間接部門は、直接部門のように売り上げや利益への貢献を数値で追求しにくい側面があります。けれど、Bizer teamのようなツリー形式にすることで、工数を数値化することができます。例えばチェックリストが20個あるタスクは、10個のタスクよりも2倍工数が多いとか、業務改善して20個のチェックリストを15個に減らしたとか、可視化することで業務管理やKPIにも繋がりますし、間接部門でも生産性を数字で意識するきっかけになると考えています。
――今後、他の業務での活用イメージはありますか?
情報技術チームでは、「タスクの粒度を揃えて共有する」ことの重要性に気づいて、Bizer teamを成長のきっかけにしてもらいたい。そして、止めることなく業務をレベルアップし続けてほしい。可視化というフェーズは定着しつつあるので、これからは業務のブラッシュアップを主目的にしたいですね。業務レベルを絶えず向上し続けるための「媒体」として活用していきたいです。
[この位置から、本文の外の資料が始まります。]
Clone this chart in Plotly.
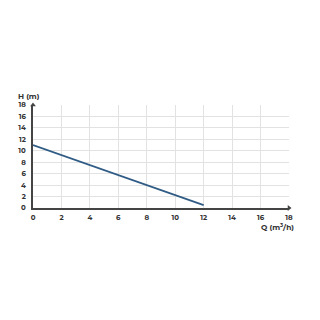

RPAチームでは、RPA開発者を養成するためのコンテンツをBizer teamでテンプレート化しています。一人目の教育課程で顕在化した改善点を次のバージョンに反映し、コンテンツが着実に進化しつつあります。テンプレートの更新がサービス向上そのものになっています。「サービス開発ツール」のように機能し始めていますね。ツールはただ導入するだけですぐに成果を出してくれるわけではありません。トライ&エラーを繰り返すことでようやく多様な組織に適応させることができます。他の管理職に推薦したり、関わっているプロジェクトで導入したりと、Bizer teamのベストプラクティスを探り続けています。
チームであれば、掛け算で200%の成果を出すことも可能
――今後、どんなチームにしていきたいですか?
個人プレイヤーだったメンバー時代は、他のメンバーにアンテナを張ることができていませんでした。マネジメントのやり方としても、もし協業することで生産性が落ちるのであれば、思い切って「属人化に振り切る」という考え方もあると思います。
ただし、誰もが常にがむしゃらに頑張れるわけではありません。調子が良いときもあれば、悪いときもあります。個人の頑張りで100%を大きく超えるような成果を持続することは簡単なことではありません。チームは様々なバックグラウンドや個性を持ったメンバーで編成されています。チーム一人一人の力を掛け算すれば、150%、200%のシナジーを生み出すことも難しくはないでしょう。
新型コロナウイルスによって働き方への意識が大きく変わりましたし、ISSリアライズでは、RPAチームのような従来とは違う働き方をする組織も登場しています。「多様化するチームで、いかに成果を最大化するか」という命題は、今後はより重要性を増していくのではないでしょうか。